6. Use Financial Applications to Make Payments
There are many great apps to make payments to workers and vendors available in the Android or iTunes stores. Be careful. Some people may hate checks (myself included), however they do support financial security. Some apps even announce that you just made a payment and what it is for to the social community. I think that crosses the line in many ways. You work hard, and in this global economy, very hard for your money. You don’t want to run any risk of losing it due to identity theft issues (check Lifelock stats if you don’t believe me – in 2012 ID theft was up 33 percent from the previous year).
7. Keep Any Auto Signatures
You know when you first get that iPhone how all outgoing messages have that “sent from my iPhone” message? That also applies to LinkedIn messaging. Avoid the auto-signature trap. Take the time to create and deliver a custom signature that includes your actual phone number.
8. Log-In to Any Secure Sites
I would never ever log in to my online bank account from my phone. The same is true for any password-protected sites that in any way manage your business. Some business people I have seen do website edits on the fly. That is just not smart, in my opinion. Again, take your time. Put priorities around sites that you feel are too important to share with the world and avoid phone log-ins.
9. Leave Your Phone in Public With No Password
Similarly to number eight, make sure your phone is always protected. Think of it as your ATM card. Make a password no one knows. Don’t leave it out in the open (as the MTA says). Keep it secure both physically and data-wise.

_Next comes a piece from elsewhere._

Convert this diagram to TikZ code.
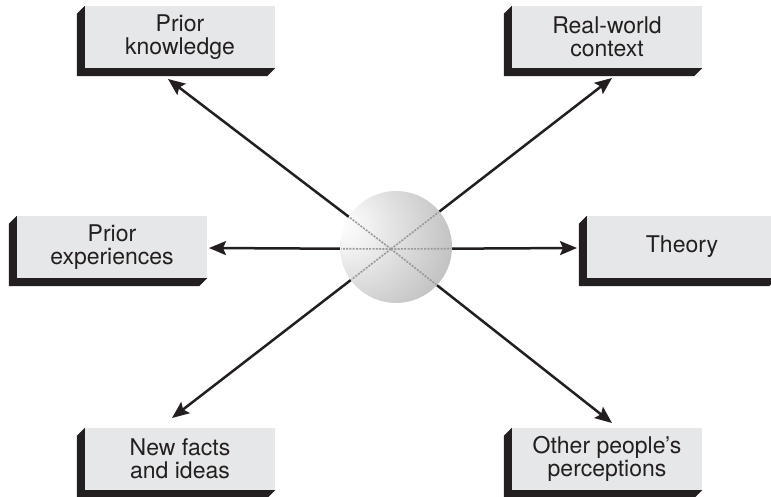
\documentclass[tikz,border=0pt]{standalone}
\usepackage{fontspec}
\setmainfont{TeX Gyre Heros}
\usetikzlibrary{arrows.meta}
\definecolor{boxfill}{HTML}{E6E7E8}
\definecolor{ink}{HTML}{231F20}
% soft ball with its highlight up and to the left
\pgfdeclareradialshading{sphereshade}{\pgfpoint{-26bp}{10bp}}{%
  color(0bp)=(white); color(10bp)=(white!95!black); color(38bp)=(white!78!black);
  color(66bp)=(white!62!black); color(100bp)=(white!55!black)}
\begin{document}
\begin{tikzpicture}[x=1pt,y=-1pt,
  topic/.style={fill=boxfill, text=ink, minimum width=190pt, minimum height=62pt,
    inner sep=0pt, align=center, font=\fontsize{23}{22.5}\selectfont},
  extrude/.style={fill=ink},
  link/.style={draw=ink, line width=2.5pt, -{Stealth[length=17pt,width=14pt,inset=3pt]}},
  groove/.style={draw=black!40, line width=1.6pt, dash pattern=on 2pt off 1.3pt}]
\useasboundingbox (0,0) rectangle (771,497);

% topic boxes
\node[topic] (pk) at (180,37)  {Prior\\knowledge};
\node[topic] (rw) at (607,37)  {Real-world\\context};
\node[topic] (pe) at (112,247) {Prior\\experiences};
\node[topic] (th) at (682,247) {Theory};
\node[topic] (nf) at (180,459) {New facts\\and ideas};
\node[topic] (op) at (607,459) {Other people’s\\perceptions};

% dark extruded edge on the left and bottom of each box
\foreach \b in {pk,rw,pe,th,nf,op}
  \fill[extrude] (\b.north west) -- ++(-8pt,-8pt)
    |- ([shift={(-8pt,-8pt)}]\b.south east) -- (\b.south east)
    -- (\b.south west) -- cycle;

% hub and arrow end points
\coordinate (hub) at (391,249);
\coordinate (tpk) at (168,79);
\coordinate (trw) at (612,78);
\coordinate (tpe) at (209,248);
\coordinate (tth) at (577,248);
\coordinate (tnf) at (172,418);
\coordinate (top) at (612,423);

% spokes
\foreach \t in {tpk,trw,tpe,tth,tnf,top}
  \draw[link] (hub) -- (\t);

% sphere over the spokes
\node[circle, minimum size=112pt, inner sep=0pt, shading=sphereshade] (ball) at (396,247) {};

% faint grooves where the spokes cross the sphere
\begin{scope}
  \clip (ball.center) circle (55pt);
  \foreach \t in {tpk,trw,tpe,tth,tnf,top}
    \draw[groove] (hub) -- (\t);
\end{scope}
\end{tikzpicture}
\end{document}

10. Allow It to Ring or Vibrate in Any Meeting
My personal least favorite. Pretend you are at the movies every time you step into a meeting. Turn it off if you can, but at the very least make sure it doesn’t make a peep. You could miss out on important information that could help your business or career by playing with your phone.
I am very sure you ClickZ readers have a lot more to say on this subject. Pour it on. Let me know what things you don’t do on your phone in business. The key to this article and to my overall message is to illustrate the fact that although we can run our entire business lives through our phone at rapid rates, in no way is it appropriate. At the end of the day, we are doing business human-to-human.